Since my little man was born, my life has revolved around him, which to my mind is a good thing. I want to be the best possible parent I can be and nurture and raise a confident, sociable, outgoing, thinking, caring person. And I think I’m doing a good job so far. But the little chap starts school in September and is becoming more and more independent every day. Soon he will be somewhere else for a good part of the day and he won’t need my time during those hours. So I’ve been thinking for a while now about what I’m going to do with all that time that I will suddenly have to myself. There is huge potential for just aimlessly drifting and I’m keen to avoid that situation. As we all know, if you aim for nothing you will hit it every time and apart from having our little chap, which was a major achievement in itself for all sorts of reasons, I feel as if I haven’t achieved a single thing since then. I know this isn’t strictly true, because raising small children involves learning new skills and tricks every day, not to mention gaining little insights into traits, strengths and capabilities. But that’s been for him; I haven’t achieved anything tangible for me.
So last September I hooked up with Kate on Thin Ice, who’d begun a blog hop to help her sort out her own life and generate more meaning and purpose. I found some of the ideas and suggestions to be very useful and began making my own small changes. I began a course in Italian at evening class, signed up to a few inspirational blogs, joined a book group and began taking my health and fitness a little more seriously. Sadly I didn’t manage to get to all the Italian classes and I miss a few book group meetups, but as one of my friends said, for several years my attention was all on my little chap but now he’s past the baby stage my attention is only just turning back to the wider world again. As these were my first tentative steps back into that wider world, I don’t think I’ve done too badly. And as Kate says, even little steps in the right direction all help to make a change. But now I think I need to make more radical changes to my life.
So here is my new project. I’m going to learn the French language, and everything I can about French lifestyle and culture. The reasons for this are several. My little chap is learning French and I don’t want there to be a time where he is better than me and I don’t know what he’s talking about. I took the O level at school and I was actually quite good at it myself at that age. I’ve never taken it any further until now because it seems that French is everyone’s first choice and I didn’t want to be doing what everyone else was doing. But I’ve got over that feeling and Mandarin or Russian are now popular choices too, so I don’t feel so much like I’m following the herd. Also I’ve never continued it because I’ve found some French people to be quite disdainful of foreigners’ attempts to mangle their language, whereas the Italians or Greeks, for example, are a little more forgiving and are happy that you are at least trying it. I had a bad experience at the Eurostar station in Lille once (where there must be many, many tourists, not just English ones). I’ve also come to understand that I do like my Gold Stars for Effort (thank you Gretchen Rubin for that insight) and I was making a big effort on that occasion and receiving zero recognition for it. But then I thought about how some Londoners can be quite disdainful of visitors to our city who struggle to make themselves understood, and having lived in London and the South East for many years, I’m now quite used to being on the receiving end of a bit of disdain myself. But I seem to have grown a thicker skin all round in recent years, and what the heck, if you can’t beat them, join them! I’m going to learn their language and I don’t care how bad they consider my accent to be!

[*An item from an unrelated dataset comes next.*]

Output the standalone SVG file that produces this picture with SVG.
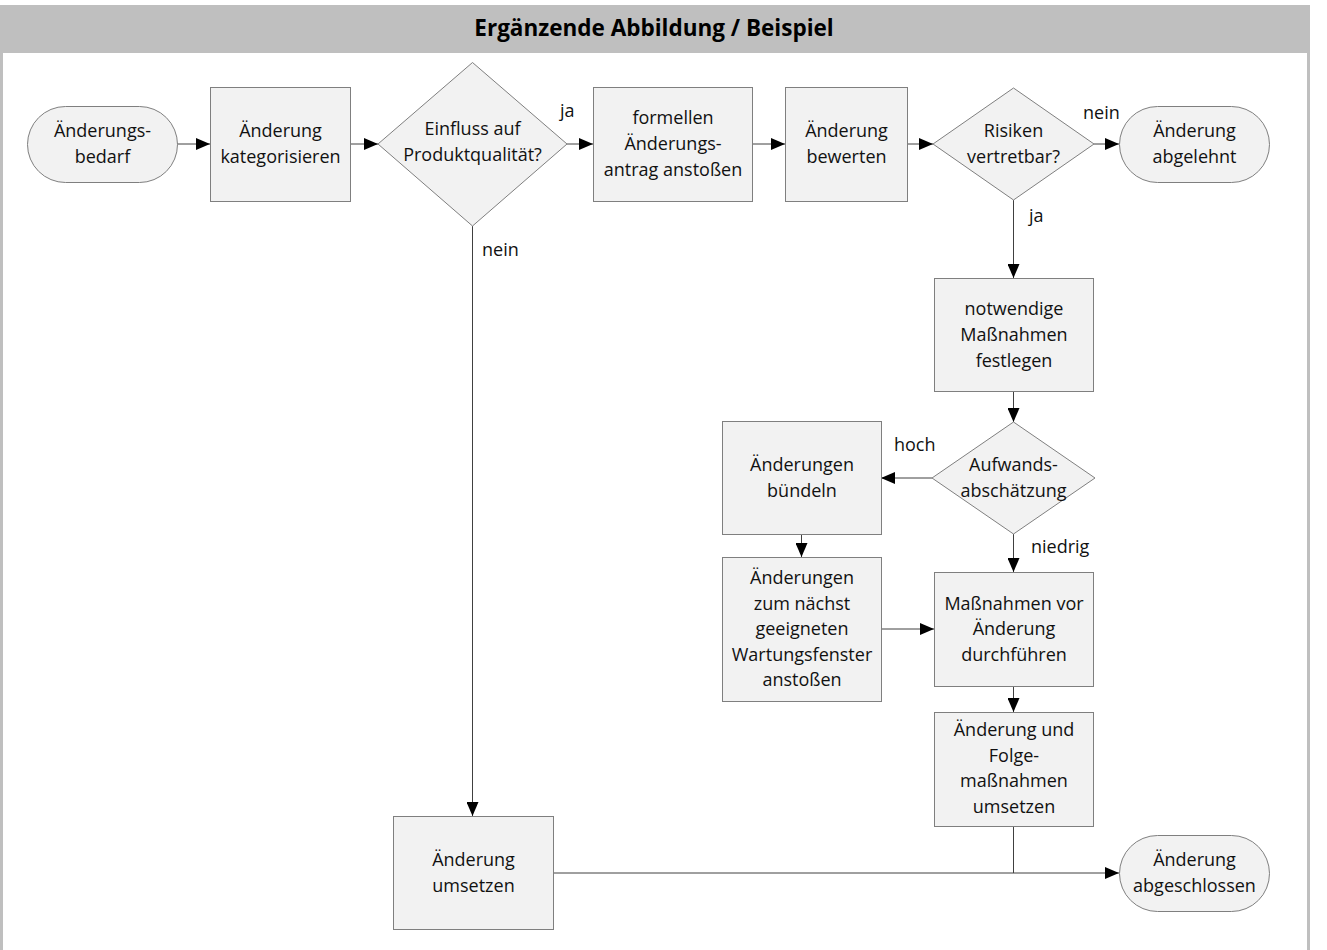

So in future weeks, I’m aiming to write some blog posts related to all things French. It will be virtual exploration, hopefully with a bit of real intrepid travel thrown in so that I can practice my new skills. We are only around 4 hours from Paris here (not taking into account time differences), from my front door to stepping off the Eurostar train. Lille is only 3 ½ hours away. Even by ferry we are only just over 3 hours away from the French coast, so it seems almost rude not to take greater advantage of that.
If anyone has any pointers for me or details of anything they think might be interesting, do let me know. Let’s see what occurs! Bon voyage.